Armed with the breakeven percentages, we can calculate just how much the book expected to hold from us on that money line bet using the following formula:

Expected Hold = 1 – 1 / SUM (Breakeven Percentages)

In this case, the book is expecting to hold:

1 – 1 / SUM (32.8% , 71.4%) = 4.04%.

A little better than the vig on the spread, but still not ideal. In further posts, we will discuss methods to reduce the effective vig that you play into.

To conclude this piece, I want to take a quick look at futures bets, which are a favorite of both the sportsbook and the recreational sports bettor. (HINT: not a Cleat Street favorite).

Future Bets and Expected Hold

For the uninformed, future bets are wagers made on an event that isn't decided for quite a while. This could be a wager on what team wins the World Series or who is crowned NBA MVP, for example. There’s no denying the fact that these bets can provide excitement for a long time. But if you’re looking to become a successful sports bettor, there are (much) better places to start.
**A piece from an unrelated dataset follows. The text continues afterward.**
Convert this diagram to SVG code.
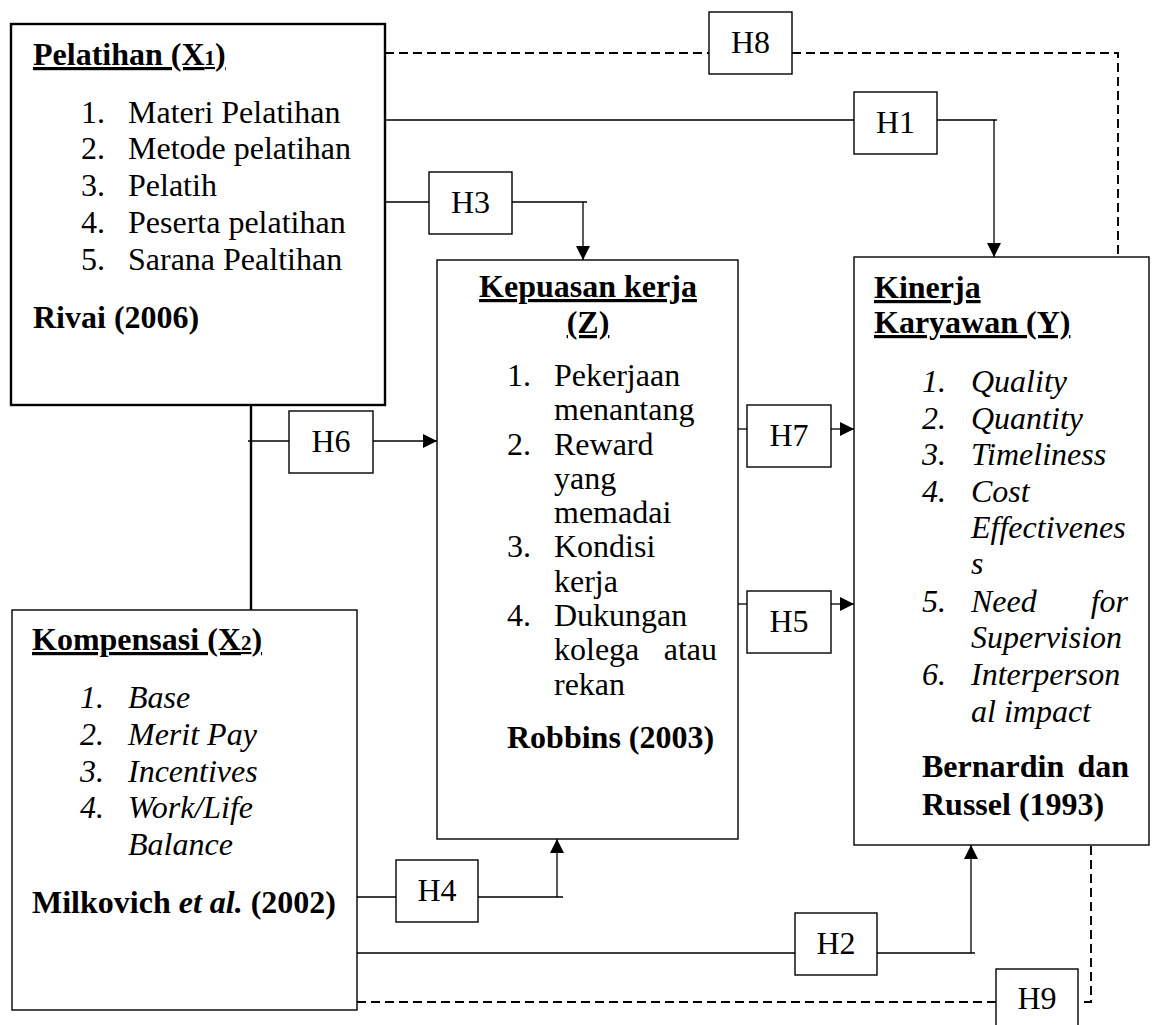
<svg xmlns="http://www.w3.org/2000/svg" width="1155" height="1025" viewBox="0 0 1155 1025">
<style>
text{font-family:'Liberation Serif','Times New Roman',serif;font-size:32px;fill:#000}
.b{font-weight:bold}
.i{font-style:italic}
.u{text-decoration:underline}
.m{text-anchor:middle}
.e{text-anchor:end}
.box{fill:#fff;stroke:#000;stroke-width:1.4}
.thick{fill:#fff;stroke:#000;stroke-width:2.4}
.ln{fill:none;stroke:#000;stroke-width:1.3}
.dash{fill:none;stroke:#000;stroke-width:1.9;stroke-dasharray:9 5}
.arr{fill:none;stroke:#000;stroke-width:1.3;marker-end:url(#ah)}
</style>
<defs>
<marker id="ah" markerUnits="userSpaceOnUse" markerWidth="14" markerHeight="14" refX="14" refY="7" orient="auto">
<path d="M0,0 L14,7 L0,14 z" fill="#000"/>
</marker>
</defs>
<rect width="1155" height="1025" fill="#fff"/>

<g id="connectors">
<path class="dash" d="M385,53 H709 M792,53 H1118 V257"/>
<path class="ln" d="M385,120 H854 M937,120 H997"/>
<path class="arr" d="M994,120 V257"/>
<path class="ln" d="M385,202 H429 M512,202 H587"/>
<path class="arr" d="M583,202 V260"/>
<path fill="none" stroke="#000" stroke-width="2.4" d="M251,405 V610"/>
<path class="ln" d="M248,441 H289"/>
<path class="arr" d="M373,441 H437"/>
<path class="ln" d="M738,429 H747"/>
<path class="arr" d="M831,429 H854"/>
<path class="ln" d="M738,604 H747"/>
<path class="arr" d="M831,604 H854"/>
<path class="ln" d="M357,897 H396 M478,897 H563"/>
<path class="arr" d="M557,897 V839"/>
<path class="ln" d="M357,953 H795 M877,953 H975"/>
<path class="arr" d="M971,953 V845"/>
<path class="dash" d="M357,1002 H996 M1084,1002 H1091 V845"/>
</g>

<g id="node-x1">
<rect class="thick" x="11" y="24" width="374" height="381"/>
<text class="b u" x="33" y="65">Pelatihan (X<tspan font-size="21">1</tspan>)</text>
<text x="81" y="123">1.</text><text x="128" y="123">Materi Pelatihan</text>
<text x="81" y="159">2.</text><text x="128" y="159">Metode pelatihan</text>
<text x="81" y="196">3.</text><text x="128" y="196">Pelatih</text>
<text x="81" y="233">4.</text><text x="128" y="233">Peserta pelatihan</text>
<text x="81" y="270">5.</text><text x="128" y="270">Sarana Pealtihan</text>
<text class="b" x="33" y="328">Rivai (2006)</text>
</g>

<g id="node-z">
<rect class="box" x="437" y="260" width="301" height="579"/>
<text class="b u m" x="588" y="297">Kepuasan kerja</text>
<text class="b u m" x="588" y="333">(Z)</text>
<text x="507" y="386">1.</text><text x="554" y="386">Pekerjaan</text>
<text x="554" y="420">menantang</text>
<text x="507" y="455">2.</text><text x="554" y="455">Reward</text>
<text x="554" y="489">yang</text>
<text x="554" y="523">memadai</text>
<text x="507" y="557">3.</text><text x="554" y="557">Kondisi</text>
<text x="554" y="592">kerja</text>
<text x="507" y="626">4.</text><text x="554" y="626">Dukungan</text>
<text x="554" y="660">kolega</text><text class="e" x="717" y="660">atau</text>
<text x="554" y="695">rekan</text>
<text class="b" x="507" y="748">Robbins (2003)</text>
</g>

<g id="node-y">
<rect class="box" x="854" y="257" width="295" height="588"/>
<text class="b u" x="874" y="298">Kinerja</text>
<text class="b u" x="874" y="333">Karyawan (Y)</text>
<text class="i" x="922" y="392">1.</text><text class="i" x="971" y="392">Quality</text>
<text class="i" x="922" y="429">2.</text><text class="i" x="971" y="429">Quantity</text>
<text class="i" x="922" y="465">3.</text><text class="i" x="971" y="465">Timeliness</text>
<text class="i" x="922" y="502">4.</text><text class="i" x="971" y="502">Cost</text>
<text class="i" x="971" y="538">Effectivenes</text>
<text class="i" x="971" y="574">s</text>
<text class="i" x="922" y="612">5.</text><text class="i" x="971" y="612">Need</text><text class="i e" x="1128" y="612">for</text>
<text class="i" x="971" y="648">Supervision</text>
<text class="i" x="922" y="685">6.</text><text class="i" x="971" y="685">Interperson</text>
<text class="i" x="971" y="722">al impact</text>
<text class="b" x="922" y="777">Bernardin</text><text class="b e" x="1129" y="777">dan</text>
<text class="b" x="922" y="815">Russel (1993)</text>
</g>

<g id="node-x2">
<rect class="box" x="12" y="610" width="345" height="400"/>
<text class="b u" x="32" y="650">Kompensasi (X<tspan font-size="21">2</tspan>)</text>
<text class="i" x="80" y="708">1.</text><text class="i" x="128" y="708">Base</text>
<text class="i" x="80" y="745">2.</text><text class="i" x="128" y="745">Merit Pay</text>
<text class="i" x="80" y="782">3.</text><text class="i" x="128" y="782">Incentives</text>
<text class="i" x="80" y="818">4.</text><text class="i" x="128" y="818">Work/Life</text>
<text class="i" x="128" y="855">Balance</text>
<text class="b" x="32" y="913">Milkovich <tspan class="i">et al.</tspan> (2002)</text>
</g>

<g id="h8"><rect class="box" x="709" y="12" width="83" height="62"/><text class="m" x="750.5" y="53">H8</text></g>
<g id="h1"><rect class="box" x="854" y="92" width="83" height="62"/><text class="m" x="895.5" y="133">H1</text></g>
<g id="h3"><rect class="box" x="429" y="172" width="83" height="62"/><text class="m" x="470.5" y="213">H3</text></g>
<g id="h6"><rect class="box" x="289" y="411" width="84" height="62"/><text class="m" x="331" y="452">H6</text></g>
<g id="h7"><rect class="box" x="747" y="405" width="84" height="62"/><text class="m" x="789" y="446">H7</text></g>
<g id="h5"><rect class="box" x="747" y="591" width="84" height="62"/><text class="m" x="789" y="632">H5</text></g>
<g id="h4"><rect class="box" x="396" y="860" width="82" height="62"/><text class="m" x="437" y="901">H4</text></g>
<g id="h2"><rect class="box" x="795" y="913" width="82" height="62"/><text class="m" x="836" y="954">H2</text></g>
<g id="h9"><rect class="box" x="996" y="969" width="82" height="66"/><text class="m" x="1037" y="1009">H9</text></g>
</svg>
First of all – most of these wagers will not be graded for along time. The World Series winner, for example will be determined in late October. Thus, if you place a bet on the World Series in March you are letting the sportsbook hold your money for approximately 7 months. Gee whizz that’s generous of you! Me, I’m not so generous. To generate the returns we seek, we turn our capital over many times throughout a year, wagering on more than 1,000 games. Any capital that is locked up in a future bet cannot work for me during that time and decreases my cash turnover ratio. In other words, I got bigger plans for my dough.

Second – the hold that is often charged on futures bets is borderline criminal. Without naming names, I recently calculated the breakeven percentages and hold offered on the World Series winner by one NJ sportsbook using the formulas above. The expected hold: 21.8%! And to be honest, on some futures markets we've seen a hold as high as 40.0%!

Come on. Really?

If handing a sportsbook $100 and getting $60 in return six months from now is your idea of a good time, shoot us an email and we can suggest some new hobbies to try. Your significant other will thank us.